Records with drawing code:
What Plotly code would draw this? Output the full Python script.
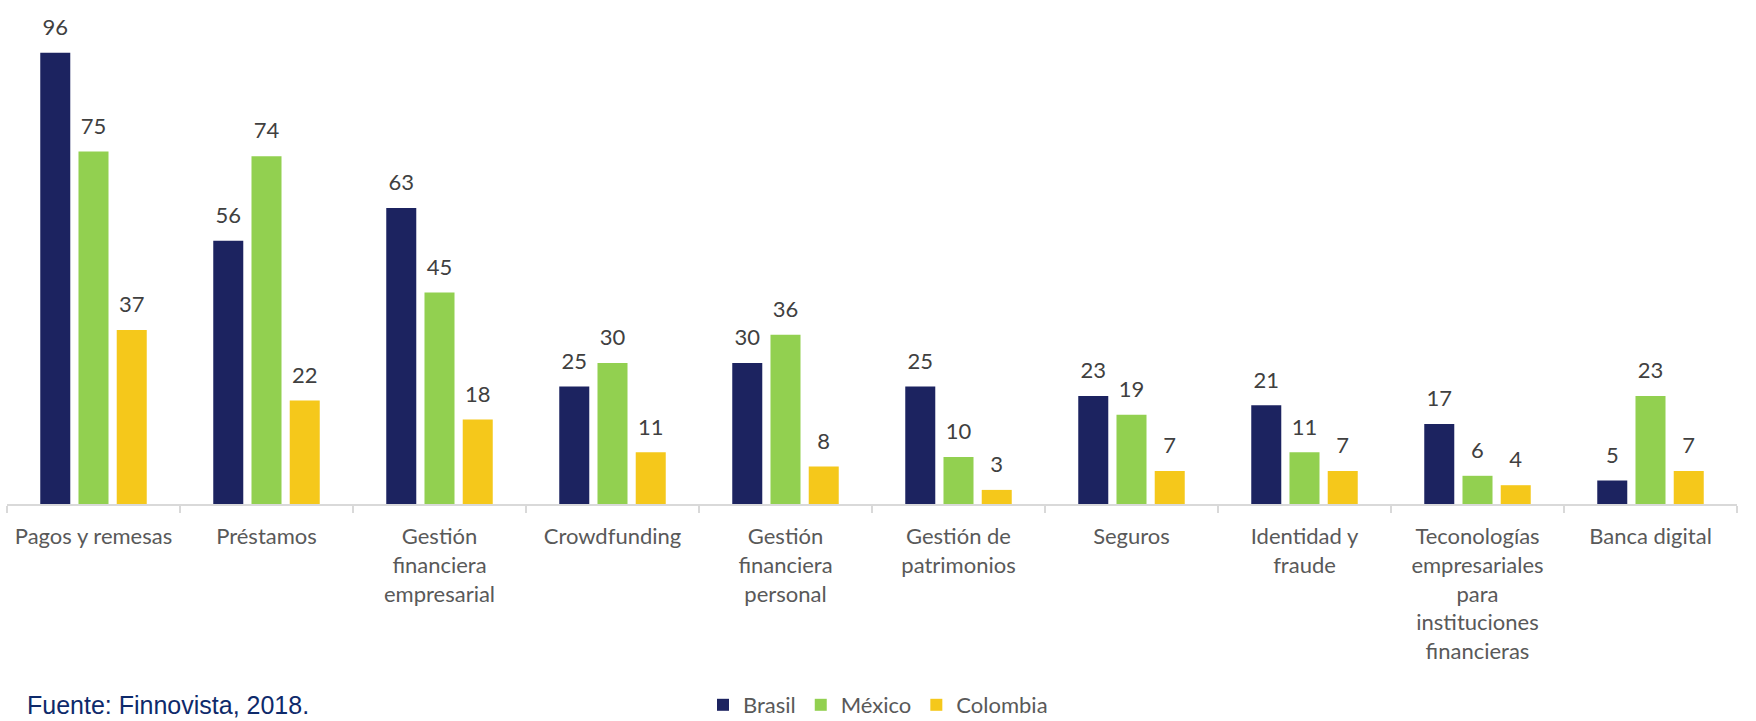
import plotly.graph_objects as go

categories = [
    "Pagos y remesas",
    "Préstamos",
    "Gestión<br>financiera<br>empresarial",
    "Crowdfunding",
    "Gestión<br>financiera<br>personal",
    "Gestión de<br>patrimonios",
    "Seguros",
    "Identidad y<br>fraude",
    "Teconologías<br>empresariales<br>para<br>instituciones<br>financieras",
    "Banca digital",
]
series_names = ["Brasil", "México", "Colombia"]
brasil = [96, 56, 63, 25, 30, 25, 23, 21, 17, 5]
mexico = [75, 74, 45, 30, 36, 10, 19, 11, 6, 23]
colombia = [37, 22, 18, 11, 8, 3, 7, 7, 4, 7]
colors = ["#1C2360", "#92D050", "#F5C81B"]

FONT = "Lato"
BARGAP = 0.337

fig = go.Figure()
for name, vals, col in zip(series_names, [brasil, mexico, colombia], colors):
    fig.add_trace(go.Bar(
        name=name, x=categories, y=vals, marker=dict(color=col, line=dict(width=0)),
        hoverinfo="skip",
    ))
for name, vals in zip(series_names, [brasil, mexico, colombia]):
    fig.add_trace(go.Scatter(
        x=categories, y=vals, mode="markers+text", text=[str(v) for v in vals],
        textposition="top center",
        textfont=dict(family=FONT, size=22, color="#404040"),
        marker=dict(size=18, opacity=0), showlegend=False, cliponaxis=False,
        hoverinfo="skip",
    ))

fig.update_layout(
    width=1756, height=721,
    margin=dict(l=7, r=19, t=34, b=217),
    paper_bgcolor="white", plot_bgcolor="white",
    barmode="group", bargap=BARGAP, bargroupgap=0.215,
    scattermode="group", scattergap=BARGAP,
    font=dict(family=FONT, size=22, color="#595959"),
    xaxis=dict(
        type="category", showline=True, linecolor="#D9D9D9", linewidth=2,
        ticks="outside", tickson="boundaries", ticklen=7, tickcolor="#D9D9D9", tickwidth=2,
        tickfont=dict(family=FONT, size=22, color="#595959"),
        ticklabelstandoff=12, showgrid=False, zeroline=False,
    ),
    yaxis=dict(range=[0, 100], visible=False, showgrid=False, zeroline=False),
    legend=dict(
        orientation="h", xref="container", yref="container", x=0.5, y=1 - 705 / 721,
        xanchor="center", yanchor="middle",
        font=dict(family=FONT, size=22, color="#595959"),
        itemwidth=30, tracegroupgap=0,
    ),
    annotations=[dict(
        text="Fuente: Finnovista, 2018.", xref="paper", yref="paper",
        x=(25 - 7) / 1730, y=(504 - 705) / 470, xanchor="left", yanchor="middle",
        showarrow=False, font=dict(family="Liberation Sans", size=25, color="#0E2A6B"),
    )],
)

fig.write_html("out.html")
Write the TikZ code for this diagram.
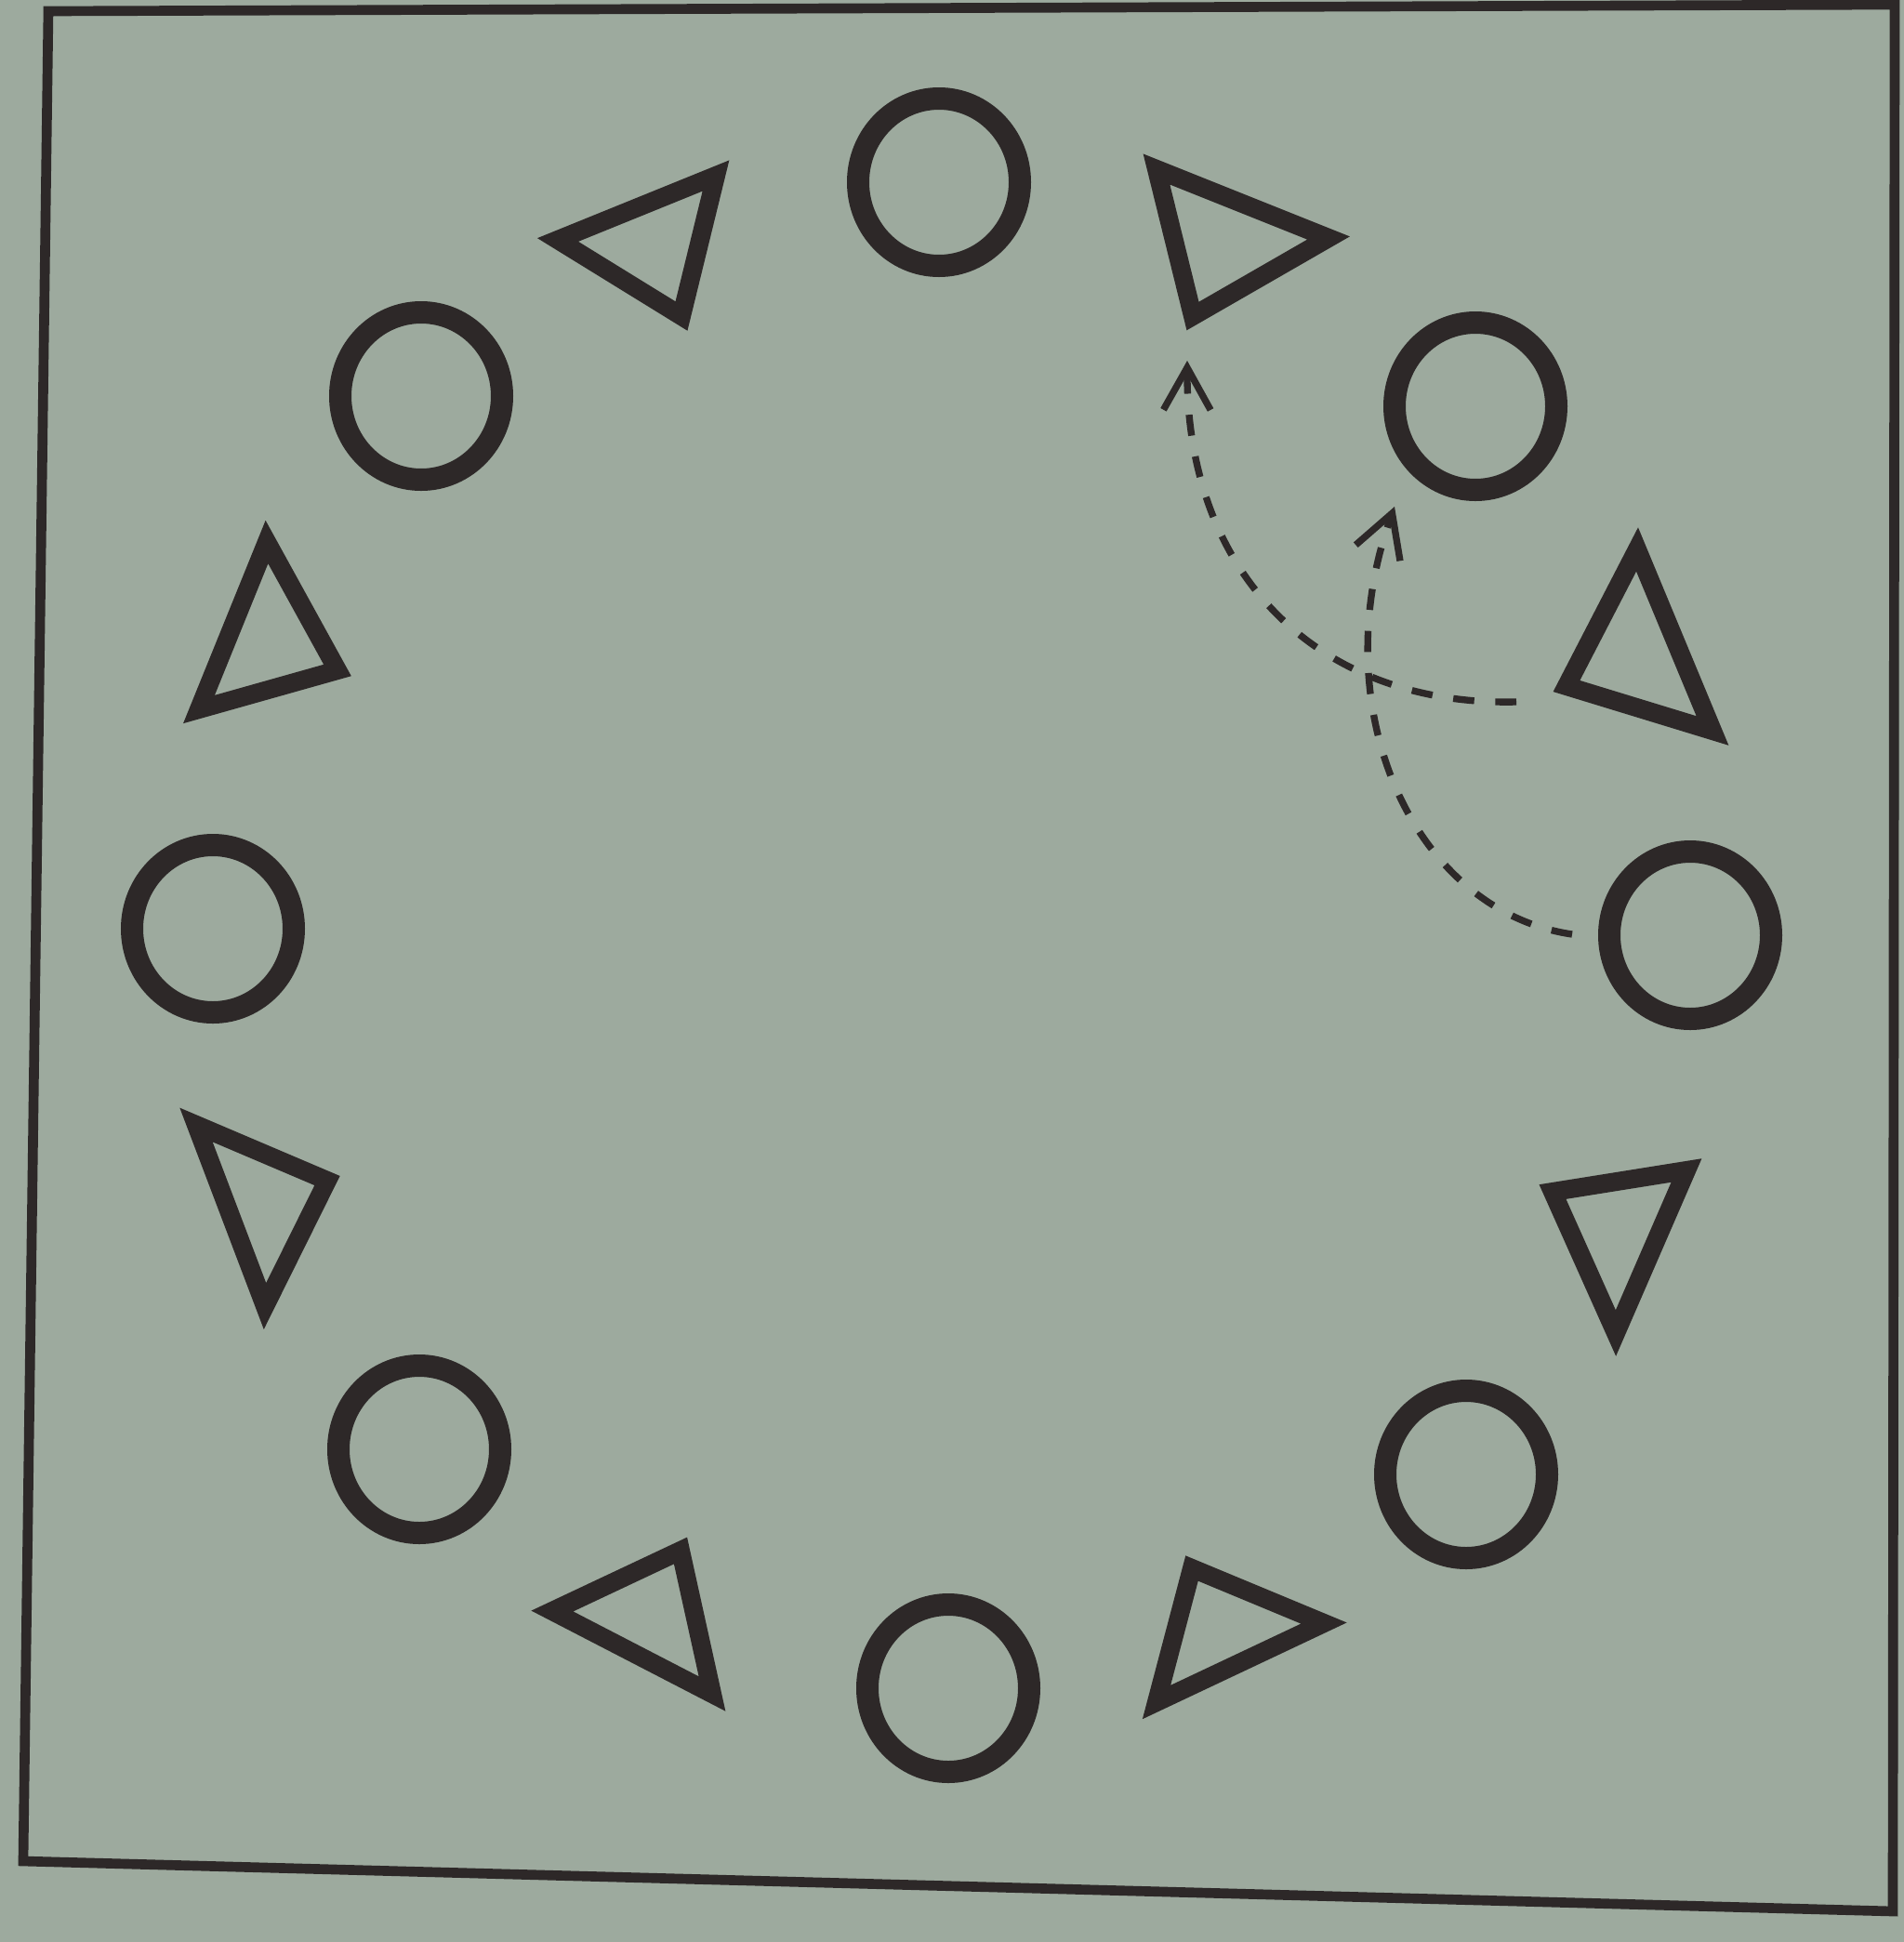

▶ _EXERCISE PROMPT_: Every record must be copied exactly, with images dropped from the result.

▶ _COMPLETED TASK_:
What Plotly code would draw this? Output the full Python script.
import plotly.graph_objects as go

categories = [
    "Pagos y remesas",
    "Préstamos",
    "Gestión<br>financiera<br>empresarial",
    "Crowdfunding",
    "Gestión<br>financiera<br>personal",
    "Gestión de<br>patrimonios",
    "Seguros",
    "Identidad y<br>fraude",
    "Teconologías<br>empresariales<br>para<br>instituciones<br>financieras",
    "Banca digital",
]
series_names = ["Brasil", "México", "Colombia"]
brasil = [96, 56, 63, 25, 30, 25, 23, 21, 17, 5]
mexico = [75, 74, 45, 30, 36, 10, 19, 11, 6, 23]
colombia = [37, 22, 18, 11, 8, 3, 7, 7, 4, 7]
colors = ["#1C2360", "#92D050", "#F5C81B"]

FONT = "Lato"
BARGAP = 0.337

fig = go.Figure()
for name, vals, col in zip(series_names, [brasil, mexico, colombia], colors):
    fig.add_trace(go.Bar(
        name=name, x=categories, y=vals, marker=dict(color=col, line=dict(width=0)),
        hoverinfo="skip",
    ))
for name, vals in zip(series_names, [brasil, mexico, colombia]):
    fig.add_trace(go.Scatter(
        x=categories, y=vals, mode="markers+text", text=[str(v) for v in vals],
        textposition="top center",
        textfont=dict(family=FONT, size=22, color="#404040"),
        marker=dict(size=18, opacity=0), showlegend=False, cliponaxis=False,
        hoverinfo="skip",
    ))

fig.update_layout(
    width=1756, height=721,
    margin=dict(l=7, r=19, t=34, b=217),
    paper_bgcolor="white", plot_bgcolor="white",
    barmode="group", bargap=BARGAP, bargroupgap=0.215,
    scattermode="group", scattergap=BARGAP,
    font=dict(family=FONT, size=22, color="#595959"),
    xaxis=dict(
        type="category", showline=True, linecolor="#D9D9D9", linewidth=2,
        ticks="outside", tickson="boundaries", ticklen=7, tickcolor="#D9D9D9", tickwidth=2,
        tickfont=dict(family=FONT, size=22, color="#595959"),
        ticklabelstandoff=12, showgrid=False, zeroline=False,
    ),
    yaxis=dict(range=[0, 100], visible=False, showgrid=False, zeroline=False),
    legend=dict(
        orientation="h", xref="container", yref="container", x=0.5, y=1 - 705 / 721,
        xanchor="center", yanchor="middle",
        font=dict(family=FONT, size=22, color="#595959"),
        itemwidth=30, tracegroupgap=0,
    ),
    annotations=[dict(
        text="Fuente: Finnovista, 2018.", xref="paper", yref="paper",
        x=(25 - 7) / 1730, y=(504 - 705) / 470, xanchor="left", yanchor="middle",
        showarrow=False, font=dict(family="Liberation Sans", size=25, color="#0E2A6B"),
    )],
)

fig.write_html("out.html")
Write the TikZ code for this diagram.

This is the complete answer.